::: MATERIAL TO PROCESS
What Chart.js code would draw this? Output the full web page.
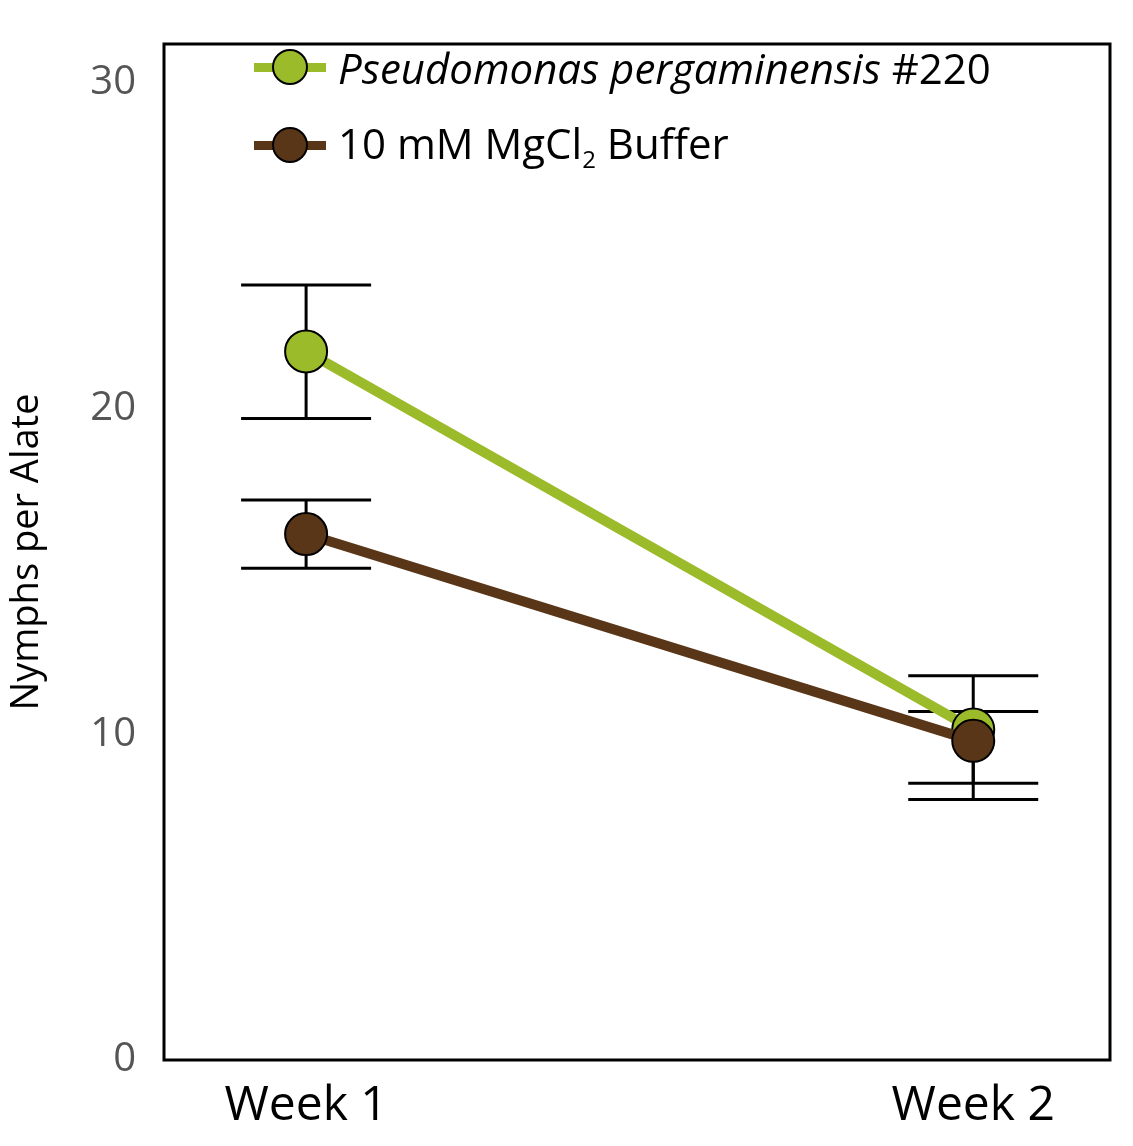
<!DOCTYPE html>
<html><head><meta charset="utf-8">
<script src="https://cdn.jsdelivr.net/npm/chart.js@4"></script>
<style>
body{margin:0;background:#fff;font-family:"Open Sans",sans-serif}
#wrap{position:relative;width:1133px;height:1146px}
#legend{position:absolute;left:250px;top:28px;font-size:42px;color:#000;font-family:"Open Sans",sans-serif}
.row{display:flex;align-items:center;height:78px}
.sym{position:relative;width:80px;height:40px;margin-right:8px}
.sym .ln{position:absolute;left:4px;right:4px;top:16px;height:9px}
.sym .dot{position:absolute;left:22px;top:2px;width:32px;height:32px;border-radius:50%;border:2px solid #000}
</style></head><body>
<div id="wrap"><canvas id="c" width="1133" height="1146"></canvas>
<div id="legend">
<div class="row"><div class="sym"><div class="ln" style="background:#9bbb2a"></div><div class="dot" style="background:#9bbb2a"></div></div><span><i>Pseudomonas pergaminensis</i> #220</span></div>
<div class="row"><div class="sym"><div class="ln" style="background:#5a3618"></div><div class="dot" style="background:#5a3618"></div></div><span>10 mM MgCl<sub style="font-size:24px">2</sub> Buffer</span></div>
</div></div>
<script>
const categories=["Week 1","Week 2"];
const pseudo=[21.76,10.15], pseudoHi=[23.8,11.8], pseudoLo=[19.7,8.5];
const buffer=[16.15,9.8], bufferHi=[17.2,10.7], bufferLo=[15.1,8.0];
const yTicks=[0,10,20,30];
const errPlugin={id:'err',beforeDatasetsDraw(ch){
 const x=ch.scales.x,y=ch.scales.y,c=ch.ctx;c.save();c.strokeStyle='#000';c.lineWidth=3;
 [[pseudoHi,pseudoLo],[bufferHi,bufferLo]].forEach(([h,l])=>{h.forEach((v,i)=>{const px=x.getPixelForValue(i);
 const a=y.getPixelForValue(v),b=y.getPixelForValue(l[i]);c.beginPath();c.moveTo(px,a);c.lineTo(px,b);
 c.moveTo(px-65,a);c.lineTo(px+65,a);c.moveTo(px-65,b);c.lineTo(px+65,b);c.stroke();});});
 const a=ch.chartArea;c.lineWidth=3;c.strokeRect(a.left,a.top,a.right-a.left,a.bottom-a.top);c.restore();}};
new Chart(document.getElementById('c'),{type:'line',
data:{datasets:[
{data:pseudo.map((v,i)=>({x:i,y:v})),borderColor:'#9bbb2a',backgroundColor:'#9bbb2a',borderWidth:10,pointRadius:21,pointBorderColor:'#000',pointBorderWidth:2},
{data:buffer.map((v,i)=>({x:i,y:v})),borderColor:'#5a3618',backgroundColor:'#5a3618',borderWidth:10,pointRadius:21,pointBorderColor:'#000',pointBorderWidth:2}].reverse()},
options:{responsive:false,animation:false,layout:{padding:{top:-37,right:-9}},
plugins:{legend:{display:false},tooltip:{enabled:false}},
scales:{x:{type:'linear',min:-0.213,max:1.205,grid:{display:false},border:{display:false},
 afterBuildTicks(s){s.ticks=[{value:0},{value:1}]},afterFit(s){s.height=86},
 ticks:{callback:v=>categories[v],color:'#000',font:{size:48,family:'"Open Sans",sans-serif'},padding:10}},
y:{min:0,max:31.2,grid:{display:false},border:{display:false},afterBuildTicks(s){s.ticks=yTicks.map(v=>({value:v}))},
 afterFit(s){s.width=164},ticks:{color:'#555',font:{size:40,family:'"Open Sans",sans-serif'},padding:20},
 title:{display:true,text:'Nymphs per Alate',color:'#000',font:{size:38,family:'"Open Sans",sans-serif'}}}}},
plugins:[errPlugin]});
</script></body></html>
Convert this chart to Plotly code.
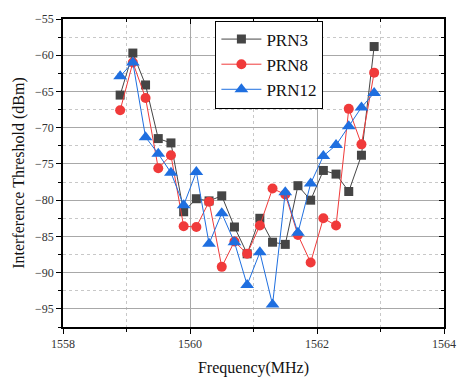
::::::
All of the lines above should be printed exactly, minus the pictures.

## OUTPUT OF THE TASK:
What Chart.js code would draw this? Output the full web page.
<!DOCTYPE html>
<html><head><meta charset="utf-8">
<script src="https://cdn.jsdelivr.net/npm/chart.js@4"></script>
<style>
body{margin:0;background:#fff;font-family:"Open Sans",sans-serif}
#wrap{position:relative;width:1133px;height:1146px}
#legend{position:absolute;left:250px;top:28px;font-size:42px;color:#000;font-family:"Open Sans",sans-serif}
.row{display:flex;align-items:center;height:78px}
.sym{position:relative;width:80px;height:40px;margin-right:8px}
.sym .ln{position:absolute;left:4px;right:4px;top:16px;height:9px}
.sym .dot{position:absolute;left:22px;top:2px;width:32px;height:32px;border-radius:50%;border:2px solid #000}
</style></head><body>
<div id="wrap"><canvas id="c" width="1133" height="1146"></canvas>
<div id="legend">
<div class="row"><div class="sym"><div class="ln" style="background:#9bbb2a"></div><div class="dot" style="background:#9bbb2a"></div></div><span><i>Pseudomonas pergaminensis</i> #220</span></div>
<div class="row"><div class="sym"><div class="ln" style="background:#5a3618"></div><div class="dot" style="background:#5a3618"></div></div><span>10 mM MgCl<sub style="font-size:24px">2</sub> Buffer</span></div>
</div></div>
<script>
const categories=["Week 1","Week 2"];
const pseudo=[21.76,10.15], pseudoHi=[23.8,11.8], pseudoLo=[19.7,8.5];
const buffer=[16.15,9.8], bufferHi=[17.2,10.7], bufferLo=[15.1,8.0];
const yTicks=[0,10,20,30];
const errPlugin={id:'err',beforeDatasetsDraw(ch){
 const x=ch.scales.x,y=ch.scales.y,c=ch.ctx;c.save();c.strokeStyle='#000';c.lineWidth=3;
 [[pseudoHi,pseudoLo],[bufferHi,bufferLo]].forEach(([h,l])=>{h.forEach((v,i)=>{const px=x.getPixelForValue(i);
 const a=y.getPixelForValue(v),b=y.getPixelForValue(l[i]);c.beginPath();c.moveTo(px,a);c.lineTo(px,b);
 c.moveTo(px-65,a);c.lineTo(px+65,a);c.moveTo(px-65,b);c.lineTo(px+65,b);c.stroke();});});
 const a=ch.chartArea;c.lineWidth=3;c.strokeRect(a.left,a.top,a.right-a.left,a.bottom-a.top);c.restore();}};
new Chart(document.getElementById('c'),{type:'line',
data:{datasets:[
{data:pseudo.map((v,i)=>({x:i,y:v})),borderColor:'#9bbb2a',backgroundColor:'#9bbb2a',borderWidth:10,pointRadius:21,pointBorderColor:'#000',pointBorderWidth:2},
{data:buffer.map((v,i)=>({x:i,y:v})),borderColor:'#5a3618',backgroundColor:'#5a3618',borderWidth:10,pointRadius:21,pointBorderColor:'#000',pointBorderWidth:2}].reverse()},
options:{responsive:false,animation:false,layout:{padding:{top:-37,right:-9}},
plugins:{legend:{display:false},tooltip:{enabled:false}},
scales:{x:{type:'linear',min:-0.213,max:1.205,grid:{display:false},border:{display:false},
 afterBuildTicks(s){s.ticks=[{value:0},{value:1}]},afterFit(s){s.height=86},
 ticks:{callback:v=>categories[v],color:'#000',font:{size:48,family:'"Open Sans",sans-serif'},padding:10}},
y:{min:0,max:31.2,grid:{display:false},border:{display:false},afterBuildTicks(s){s.ticks=yTicks.map(v=>({value:v}))},
 afterFit(s){s.width=164},ticks:{color:'#555',font:{size:40,family:'"Open Sans",sans-serif'},padding:20},
 title:{display:true,text:'Nymphs per Alate',color:'#000',font:{size:38,family:'"Open Sans",sans-serif'}}}}},
plugins:[errPlugin]});
</script></body></html>
Convert this chart to Plotly code.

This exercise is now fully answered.